If congressional Democrats have the courage to use their majority to pass health care legislation and then go to the voters with an economy on the mend, the 2010 elections should serve to move Republicans to the fourth stage of grief—depression. Suffering from a series of unexpected and unexplainable defeats, Republicans are likely to go off on a prolonged period of silence, punctuated by bouts of crying over just how unfair politics has become. Kubler-Ross suggests that it is important not to try and cheer up the person in this stage of grief, but to let the individual work his or her way through the inevitable depression on their own. That way, her book says, the dying can finally come to the final stage of grief—acceptance.
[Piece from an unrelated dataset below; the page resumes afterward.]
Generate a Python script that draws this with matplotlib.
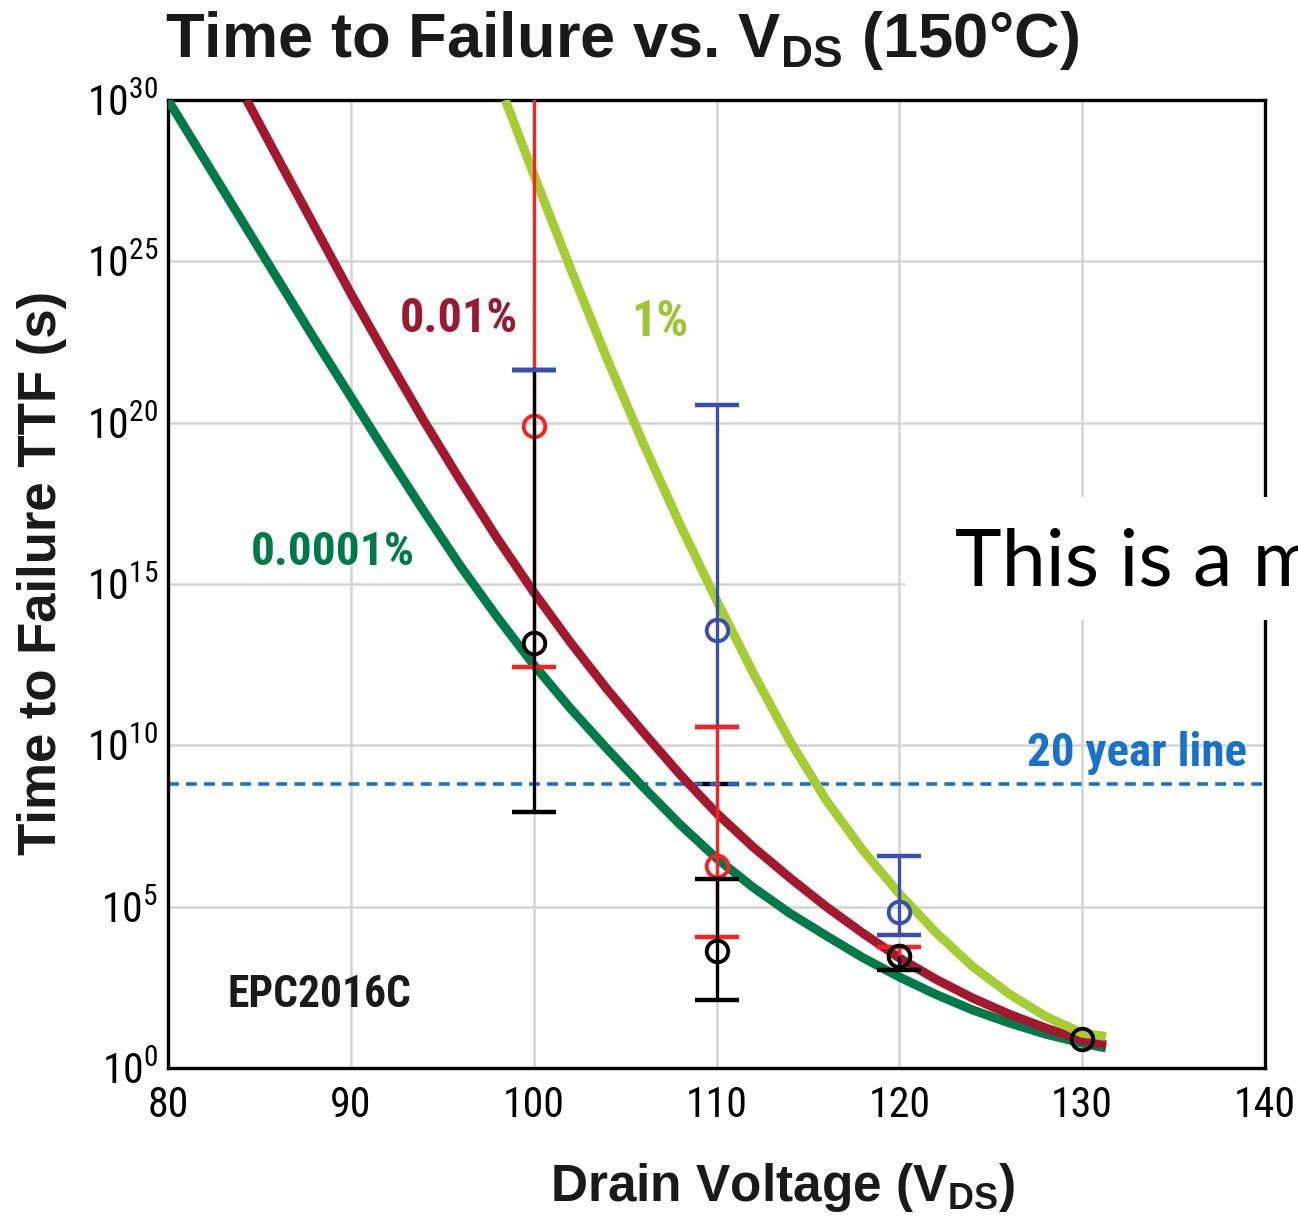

This stage represents the end of the struggle and a willingness to accept one’s fate. The Republican Party as we have known it since 1968 will die for lack of political support. It may not accept that fate until after President Obama’s re-election, by a landslide, in 2012 just as the Democratic Party’s New Deal liberals did not accept their fate until after Ronald Reagan’s complete demolition of Walter Mondale’s candidacy in 1984. Still the end is inevitable, as many of today’s leading thinkers in the GOP are beginning to realize.
But Republicans can take heart in what Democrats were able to do after reaching the clarity of mind that comes with accepting one’s fate. By recognizing the death of its old ideas and rethinking their approach to the electorate after their landslide defeat in 1984, the Democrats eventually found a new road to victory—tentatively in 1992 with Bill Clinton and then more confidently with Obama’s victory in 2008. At that rate the GOP only has to wait until 2020 to have its next real shot at winning the presidency. If Republicans want to get to that goal sooner, psychologists might suggest that they move quickly out if their “summer of anger” phase, don’t bargain or obstruct too much over health care or anything else when Congress returns, and get ready for a good cry in 2010. Even better, such a course of therapy will improve the rest of the country’s mental health as well.